Of course all of this was happening while my husband was away on business and my children's strong reaction to his lack of contact with them left me deeply needed whilst I was deeply unavailable.  What is more, my own work with my psychotherapy clients is demanding that I be INSIDE myself too and to trust my experience and be authentic and flexible in how I respond.  So I needed me, my kids needed me and my clients needed me.  I am grateful for good friends who helped me regulate my nervous system so I could get back inside of my body and hold myself in the midst of these painful feelings.  It is ok that I/we need help doing this.  The challenge is reaching to the right people, doing so directly and cleanly and being connective in the moment rather than thinking about solutions.  I am aware that thinking, as Gabrielle Roth says, does not lead to clarity.  Being alive in our experience and trusting that experience does.  Last bit are my words.  This is why I am a somatic therapist.  I believe in the body is where we have our lived experience and where we know how to respond to ourselves and the world. 

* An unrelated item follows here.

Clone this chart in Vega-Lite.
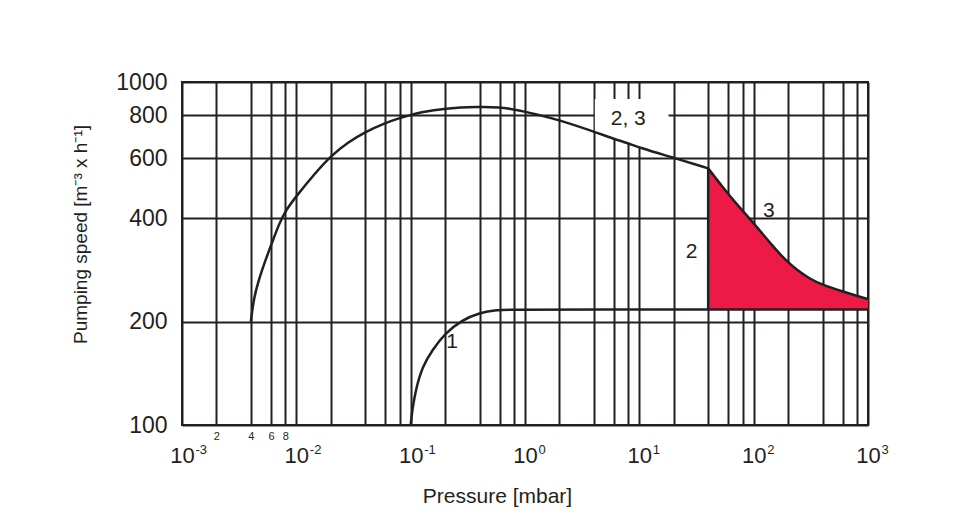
{
  "$schema": "https://vega.github.io/schema/vega-lite/v6.json",
  "width": 686,
  "height": 343,
  "autosize": {"type": "none"},
  "padding": {"left": 182, "top": 82, "right": 94, "bottom": 105},
  "background": "white",
  "config": {
    "font": "Liberation Sans",
    "view": {"stroke": "#231f20", "strokeWidth": 2},
    "axis": {"labelColor": "#231f20", "titleColor": "#231f20", "titleFontWeight": "normal"}
  },
  "resolve": {"axis": {"x": "independent"}},
  "datasets": {
    "curves": [
      {"c": "2", "p": 0.004, "s": 200},
      {"c": "2", "p": 0.00426, "s": 236},
      {"c": "2", "p": 0.00474, "s": 268},
      {"c": "2", "p": 0.00538, "s": 303},
      {"c": "2", "p": 0.00611, "s": 339},
      {"c": "2", "p": 0.00705, "s": 385},
      {"c": "2", "p": 0.00802, "s": 421},
      {"c": "2", "p": 0.01, "s": 465},
      {"c": "2", "p": 0.01437, "s": 539},
      {"c": "2", "p": 0.02, "s": 609},
      {"c": "2", "p": 0.0287, "s": 669},
      {"c": "2", "p": 0.04, "s": 715},
      {"c": "2", "p": 0.06, "s": 760},
      {"c": "2", "p": 0.08, "s": 785},
      {"c": "2", "p": 0.1, "s": 801},
      {"c": "2", "p": 0.118, "s": 814},
      {"c": "2", "p": 0.2, "s": 838},
      {"c": "2", "p": 0.39, "s": 847},
      {"c": "2", "p": 0.6, "s": 844},
      {"c": "2", "p": 0.8, "s": 832},
      {"c": "2", "p": 1, "s": 819},
      {"c": "2", "p": 1.32, "s": 801},
      {"c": "2", "p": 2, "s": 775},
      {"c": "2", "p": 4, "s": 717},
      {"c": "2", "p": 6, "s": 682},
      {"c": "2", "p": 8, "s": 663},
      {"c": "2", "p": 10, "s": 644},
      {"c": "2", "p": 19.4, "s": 603},
      {"c": "2", "p": 40, "s": 560},
      {"c": "3", "p": 40, "s": 560},
      {"c": "3", "p": 54.2, "s": 491},
      {"c": "3", "p": 71.9, "s": 438},
      {"c": "3", "p": 100, "s": 388},
      {"c": "3", "p": 146, "s": 333},
      {"c": "3", "p": 188.6, "s": 303},
      {"c": "3", "p": 239, "s": 283},
      {"c": "3", "p": 309, "s": 267},
      {"c": "3", "p": 391, "s": 257},
      {"c": "3", "p": 600, "s": 245},
      {"c": "3", "p": 869, "s": 236},
      {"c": "3", "p": 1000, "s": 233},
      {"c": "1", "p": 0.1, "s": 100},
      {"c": "1", "p": 0.1033, "s": 110.6},
      {"c": "1", "p": 0.1106, "s": 126.5},
      {"c": "1", "p": 0.1264, "s": 147.9},
      {"c": "1", "p": 0.1547, "s": 165.5},
      {"c": "1", "p": 0.2, "s": 185},
      {"c": "1", "p": 0.2799, "s": 202},
      {"c": "1", "p": 0.4, "s": 212.5},
      {"c": "1", "p": 0.564, "s": 216.5},
      {"c": "1", "p": 0.8, "s": 217},
      {"c": "1", "p": 2, "s": 217},
      {"c": "1", "p": 1000, "s": 217}
    ],
    "red": [
      {"p": 40, "s": 560},
      {"p": 54.2, "s": 491},
      {"p": 71.9, "s": 438},
      {"p": 100, "s": 388},
      {"p": 146, "s": 333},
      {"p": 188.6, "s": 303},
      {"p": 239, "s": 283},
      {"p": 309, "s": 267},
      {"p": 391, "s": 257},
      {"p": 600, "s": 245},
      {"p": 869, "s": 236},
      {"p": 1000, "s": 233}
    ],
    "box": [
      {"p": 4.08, "lo": 715, "hi": 892},
      {"p": 6, "lo": 682, "hi": 892},
      {"p": 8, "lo": 663, "hi": 892},
      {"p": 10, "lo": 644, "hi": 892},
      {"p": 18, "lo": 606, "hi": 892}
    ],
    "labels": [
      {"p": 8, "s": 780, "t": "2, 3"},
      {"p": 0.23, "s": 175, "t": "1"},
      {"p": 28.6, "s": 320, "t": "2"},
      {"p": 136, "s": 420, "t": "3"}
    ],
    "rule2": [{"p": 40, "s": 217, "s2": 560}]
  },
  "layer": [
    {
      "data": {"name": "box"},
      "mark": {"type": "area", "color": "white", "interpolate": "basis"},
      "encoding": {
        "x": {
          "field": "p", "type": "quantitative",
          "scale": {"type": "log", "domain": [0.001, 1000], "nice": false},
          "axis": {
            "orient": "bottom",
            "values": [0.001, 0.002, 0.004, 0.006, 0.008, 0.01, 0.02, 0.04, 0.06, 0.08, 0.1, 0.2, 0.4, 0.6, 0.8, 1, 2, 4, 6, 8, 10, 20, 40, 60, 80, 100, 200, 400, 600, 800, 1000],
            "grid": true, "gridColor": "#231f20", "gridWidth": 2, "gridOpacity": 1,
            "domain": false, "ticks": false,
            "labelOverlap": false, "labelFlush": false, "labelBound": false,
            "labelExpr": "indexof([0.001, 0.01, 0.1, 1, 10, 100, 1000], datum.value) >= 0 ? '10' : datum.value == 0.002 ? '2' : datum.value == 0.004 ? '4' : datum.value == 0.006 ? '6' : datum.value == 0.008 ? '8' : ''",
            "labelFontSize": {"condition": {"test": "datum.value > 0.0015 && datum.value < 0.009", "value": 11}, "value": 22},
            "labelPadding": {"condition": {"test": "datum.value > 0.0015 && datum.value < 0.009", "value": 14}, "value": 37},
            "labelBaseline": "alphabetic",
            "title": "Pressure [mbar]",
            "titleFontSize": 21,
            "titleX": 315, "titleY": 77, "titleBaseline": "alphabetic", "titleAlign": "center"
          }
        },
        "y": {
          "field": "lo", "type": "quantitative",
          "scale": {"type": "log", "domain": [100, 1000], "nice": false},
          "axis": {
            "values": [100, 200, 400, 600, 800, 1000],
            "format": "d",
            "grid": true, "gridColor": "#231f20", "gridWidth": 2, "gridOpacity": 1,
            "domain": false, "ticks": false,
            "labelFontSize": 23, "labelPadding": 15,
            "labelOverlap": false, "labelFlush": false, "labelBound": false,
            "title": "Pumping speed [m⁻³ x h⁻¹]",
            "titleFontSize": 19,
            "titleX": -102, "titleY": 152, "titleBaseline": "middle", "titleAlign": "center"
          }
        },
        "y2": {"field": "hi"}
      }
    },
    {
      "data": {"name": "red"},
      "mark": {"type": "area", "color": "#ED1A46", "interpolate": "basis"},
      "encoding": {
        "x": {"field": "p", "type": "quantitative", "axis": null},
        "y": {"field": "s", "type": "quantitative"},
        "y2": {"datum": 217}
      }
    },
    {
      "data": {"name": "rule2"},
      "mark": {"type": "rule", "color": "#231f20", "strokeWidth": 2.5},
      "encoding": {
        "x": {"field": "p", "type": "quantitative", "axis": null},
        "y": {"field": "s", "type": "quantitative"},
        "y2": {"field": "s2"}
      }
    },
    {
      "data": {"name": "curves"},
      "mark": {"type": "line", "color": "#231f20", "strokeWidth": 2.5, "interpolate": "basis", "strokeJoin": "round"},
      "encoding": {
        "x": {"field": "p", "type": "quantitative", "axis": null},
        "y": {"field": "s", "type": "quantitative"},
        "detail": {"field": "c"}
      }
    },
    {
      "data": {"name": "labels"},
      "mark": {"type": "text", "color": "#231f20", "fontSize": 21, "align": "center", "baseline": "middle"},
      "encoding": {
        "x": {
          "field": "p", "type": "quantitative",
          "axis": {
            "orient": "bottom",
            "values": [0.001, 0.01, 0.1, 1, 10, 100, 1000],
            "grid": false, "domain": false, "ticks": false,
            "labelOverlap": false, "labelFlush": false, "labelBound": false,
            "labelExpr": "datum.value == 0.001 ? '-3' : datum.value == 0.01 ? '-2' : datum.value == 0.1 ? '-1' : datum.value == 1 ? '0' : datum.value == 10 ? '1' : datum.value == 100 ? '2' : '3'",
            "labelFontSize": 13,
            "labelAlign": "left",
            "labelOffset": 13,
            "labelPadding": 28,
            "labelBaseline": "alphabetic",
            "title": null
          }
        },
        "y": {"field": "s", "type": "quantitative"},
        "text": {"field": "t"}
      }
    }
  ]
}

I put two and two together and found, when I am anxious about how I am experiencing myself, I will look outside myself for answers instead of inside of myself.  That includes looking for parenting advice outside myself.  Getting some solid training in child development and some very good awareness how and when we are disconnecting relationally, what triggers make it hard to connect with our children and ourselves are great ways to develop response flexibility. Reading "how to do it the right way" kind of books, however, leave us/me in my head thinking about parenting rather than connective parenting.  I love what Mark Brady wrote in his email to me last week in response to a question I had about a particular parenting group.  He said;

"...anything advocated as "one size
fits all" is going to have problems. Kids' brains grow and change
way beyond anything most parents and few schools are really aware enough to keep up with. The result is that the majority of us end up to some degree "developmentally delayed" compared to what's possible. Kids need in-the-moment, creative "response flexibility" from teachers and caretakers. Without that, they are unnecessarily slowed down in development.
What's your experience? Ever wake up and discover your child has leapfrogged from where they were just yesterday?"


I feel like response flexibility is embodied compassion...compassion for self and other.  From a place of compassion our boundaries don't fall apart, we aren't riddled with fear and anxiety and we don't leave our bodies.  Embodied compassion allows us to stay in connection with ourselves while being in connection with our kids. So I am on a mission to find my way back to embodied compassion.  Going to do some 5 rhythms movement on Thursday night.  More about it here.  Love that Gabrielle says fuck in this interview!